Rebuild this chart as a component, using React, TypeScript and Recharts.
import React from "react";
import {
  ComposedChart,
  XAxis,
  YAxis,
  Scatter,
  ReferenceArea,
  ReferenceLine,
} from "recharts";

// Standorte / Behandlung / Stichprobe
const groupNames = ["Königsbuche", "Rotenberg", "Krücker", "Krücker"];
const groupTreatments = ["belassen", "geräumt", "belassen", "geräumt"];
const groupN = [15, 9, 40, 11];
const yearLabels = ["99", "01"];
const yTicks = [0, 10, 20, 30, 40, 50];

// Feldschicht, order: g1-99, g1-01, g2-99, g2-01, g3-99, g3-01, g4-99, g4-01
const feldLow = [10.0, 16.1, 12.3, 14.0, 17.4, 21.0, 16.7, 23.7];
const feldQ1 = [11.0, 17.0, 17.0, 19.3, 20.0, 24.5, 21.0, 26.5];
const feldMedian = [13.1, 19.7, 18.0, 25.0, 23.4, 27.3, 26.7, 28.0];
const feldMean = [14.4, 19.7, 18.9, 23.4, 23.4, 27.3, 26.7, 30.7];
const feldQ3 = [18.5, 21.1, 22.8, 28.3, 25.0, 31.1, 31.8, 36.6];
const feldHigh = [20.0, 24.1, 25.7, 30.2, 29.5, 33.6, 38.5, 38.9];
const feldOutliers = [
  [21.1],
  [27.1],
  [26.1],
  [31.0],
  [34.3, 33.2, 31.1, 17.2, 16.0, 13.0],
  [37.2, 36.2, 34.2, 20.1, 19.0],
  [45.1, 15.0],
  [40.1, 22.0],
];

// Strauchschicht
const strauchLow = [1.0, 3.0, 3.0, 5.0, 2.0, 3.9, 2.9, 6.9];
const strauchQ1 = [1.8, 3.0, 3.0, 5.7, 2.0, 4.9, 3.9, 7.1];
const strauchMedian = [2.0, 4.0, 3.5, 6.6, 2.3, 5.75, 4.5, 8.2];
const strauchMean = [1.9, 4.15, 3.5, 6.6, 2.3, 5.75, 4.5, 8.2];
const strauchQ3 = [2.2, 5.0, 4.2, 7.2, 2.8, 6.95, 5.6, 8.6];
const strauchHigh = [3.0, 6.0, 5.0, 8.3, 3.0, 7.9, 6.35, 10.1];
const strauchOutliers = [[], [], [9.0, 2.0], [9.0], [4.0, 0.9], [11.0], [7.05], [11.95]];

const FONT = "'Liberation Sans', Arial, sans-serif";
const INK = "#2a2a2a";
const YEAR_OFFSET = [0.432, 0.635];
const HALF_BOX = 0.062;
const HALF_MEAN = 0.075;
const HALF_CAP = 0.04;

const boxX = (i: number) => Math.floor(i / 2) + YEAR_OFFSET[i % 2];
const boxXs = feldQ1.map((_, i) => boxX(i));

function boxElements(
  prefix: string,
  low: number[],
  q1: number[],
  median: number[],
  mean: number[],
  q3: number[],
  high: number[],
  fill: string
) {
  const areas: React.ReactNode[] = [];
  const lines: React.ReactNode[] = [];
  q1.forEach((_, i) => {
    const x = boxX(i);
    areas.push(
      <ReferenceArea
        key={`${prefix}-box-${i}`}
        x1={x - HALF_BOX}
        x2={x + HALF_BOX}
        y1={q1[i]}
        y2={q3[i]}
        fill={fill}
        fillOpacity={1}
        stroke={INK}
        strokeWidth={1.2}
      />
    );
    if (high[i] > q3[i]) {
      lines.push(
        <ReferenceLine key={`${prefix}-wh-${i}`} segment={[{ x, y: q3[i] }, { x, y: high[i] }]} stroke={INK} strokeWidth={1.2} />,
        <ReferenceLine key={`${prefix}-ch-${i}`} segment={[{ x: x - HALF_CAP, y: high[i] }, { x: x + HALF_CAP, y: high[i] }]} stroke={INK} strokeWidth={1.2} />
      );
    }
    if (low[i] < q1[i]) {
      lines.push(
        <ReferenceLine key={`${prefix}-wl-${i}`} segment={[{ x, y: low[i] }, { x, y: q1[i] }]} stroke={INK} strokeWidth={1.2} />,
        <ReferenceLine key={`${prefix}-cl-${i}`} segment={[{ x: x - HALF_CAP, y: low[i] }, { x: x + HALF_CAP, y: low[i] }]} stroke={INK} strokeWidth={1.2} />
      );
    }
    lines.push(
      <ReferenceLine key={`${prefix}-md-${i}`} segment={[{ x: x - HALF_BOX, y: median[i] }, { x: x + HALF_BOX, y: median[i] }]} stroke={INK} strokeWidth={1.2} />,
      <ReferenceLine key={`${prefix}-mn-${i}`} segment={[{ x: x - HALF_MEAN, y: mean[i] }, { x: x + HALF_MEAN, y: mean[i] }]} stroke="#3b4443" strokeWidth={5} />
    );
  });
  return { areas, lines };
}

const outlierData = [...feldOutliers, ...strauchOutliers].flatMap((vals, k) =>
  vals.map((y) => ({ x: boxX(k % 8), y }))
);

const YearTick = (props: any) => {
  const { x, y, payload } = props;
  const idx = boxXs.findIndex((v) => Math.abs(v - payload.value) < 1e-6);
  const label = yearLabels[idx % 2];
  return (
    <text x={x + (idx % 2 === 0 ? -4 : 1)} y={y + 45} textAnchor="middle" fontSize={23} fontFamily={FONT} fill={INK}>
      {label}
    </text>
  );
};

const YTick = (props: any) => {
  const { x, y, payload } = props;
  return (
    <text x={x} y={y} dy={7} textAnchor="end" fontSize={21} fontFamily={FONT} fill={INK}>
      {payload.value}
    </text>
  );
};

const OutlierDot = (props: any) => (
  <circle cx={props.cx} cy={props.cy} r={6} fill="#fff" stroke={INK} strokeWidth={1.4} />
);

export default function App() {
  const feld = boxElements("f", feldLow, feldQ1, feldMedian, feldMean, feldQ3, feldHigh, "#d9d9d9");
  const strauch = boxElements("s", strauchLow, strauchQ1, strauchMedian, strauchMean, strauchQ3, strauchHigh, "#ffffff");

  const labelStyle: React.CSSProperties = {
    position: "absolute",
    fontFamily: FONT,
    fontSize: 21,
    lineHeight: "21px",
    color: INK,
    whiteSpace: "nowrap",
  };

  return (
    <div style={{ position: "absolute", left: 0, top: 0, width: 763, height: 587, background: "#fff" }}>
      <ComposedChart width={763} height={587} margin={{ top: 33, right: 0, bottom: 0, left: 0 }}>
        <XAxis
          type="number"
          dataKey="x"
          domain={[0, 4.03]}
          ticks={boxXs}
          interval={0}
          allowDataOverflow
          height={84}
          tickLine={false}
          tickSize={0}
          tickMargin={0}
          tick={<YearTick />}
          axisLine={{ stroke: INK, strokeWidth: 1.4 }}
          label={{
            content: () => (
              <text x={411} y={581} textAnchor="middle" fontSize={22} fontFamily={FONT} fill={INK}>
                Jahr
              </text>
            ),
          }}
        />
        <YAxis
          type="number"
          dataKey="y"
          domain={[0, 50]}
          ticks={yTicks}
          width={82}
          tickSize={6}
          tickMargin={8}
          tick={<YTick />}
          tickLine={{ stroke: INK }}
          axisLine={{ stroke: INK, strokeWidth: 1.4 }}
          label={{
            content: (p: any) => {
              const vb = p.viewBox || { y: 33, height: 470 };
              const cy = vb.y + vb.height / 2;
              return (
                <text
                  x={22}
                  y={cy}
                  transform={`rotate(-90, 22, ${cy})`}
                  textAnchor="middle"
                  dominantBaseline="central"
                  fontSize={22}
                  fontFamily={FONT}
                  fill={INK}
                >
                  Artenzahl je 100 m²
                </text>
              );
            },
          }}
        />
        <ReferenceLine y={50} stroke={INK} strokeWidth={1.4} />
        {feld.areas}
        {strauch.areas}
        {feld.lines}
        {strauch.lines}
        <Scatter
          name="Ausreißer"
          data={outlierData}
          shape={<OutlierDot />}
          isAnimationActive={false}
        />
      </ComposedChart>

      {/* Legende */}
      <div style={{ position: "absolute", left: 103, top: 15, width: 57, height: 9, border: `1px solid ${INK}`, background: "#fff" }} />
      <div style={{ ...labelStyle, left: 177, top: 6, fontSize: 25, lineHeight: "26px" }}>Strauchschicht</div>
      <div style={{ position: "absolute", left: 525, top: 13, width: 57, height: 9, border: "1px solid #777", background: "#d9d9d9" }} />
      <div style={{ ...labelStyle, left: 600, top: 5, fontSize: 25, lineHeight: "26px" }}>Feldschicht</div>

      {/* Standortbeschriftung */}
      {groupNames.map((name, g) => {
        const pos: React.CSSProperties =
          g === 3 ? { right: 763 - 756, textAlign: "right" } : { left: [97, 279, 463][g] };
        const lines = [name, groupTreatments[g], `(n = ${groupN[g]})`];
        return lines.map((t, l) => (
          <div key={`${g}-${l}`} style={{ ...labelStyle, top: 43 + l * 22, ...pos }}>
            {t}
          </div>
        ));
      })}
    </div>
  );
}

.....

TASK TO CARRY OUT:
Beginning at the top of the data, please return every line until and including the line containing "const yTicks = [0, 10, 20, 30, 40, 50];", copied exactly, and nothing past it.

RESULT:
Rebuild this chart as a component, using React, TypeScript and Recharts.
import React from "react";
import {
  ComposedChart,
  XAxis,
  YAxis,
  Scatter,
  ReferenceArea,
  ReferenceLine,
} from "recharts";

// Standorte / Behandlung / Stichprobe
const groupNames = ["Königsbuche", "Rotenberg", "Krücker", "Krücker"];
const groupTreatments = ["belassen", "geräumt", "belassen", "geräumt"];
const groupN = [15, 9, 40, 11];
const yearLabels = ["99", "01"];
const yTicks = [0, 10, 20, 30, 40, 50];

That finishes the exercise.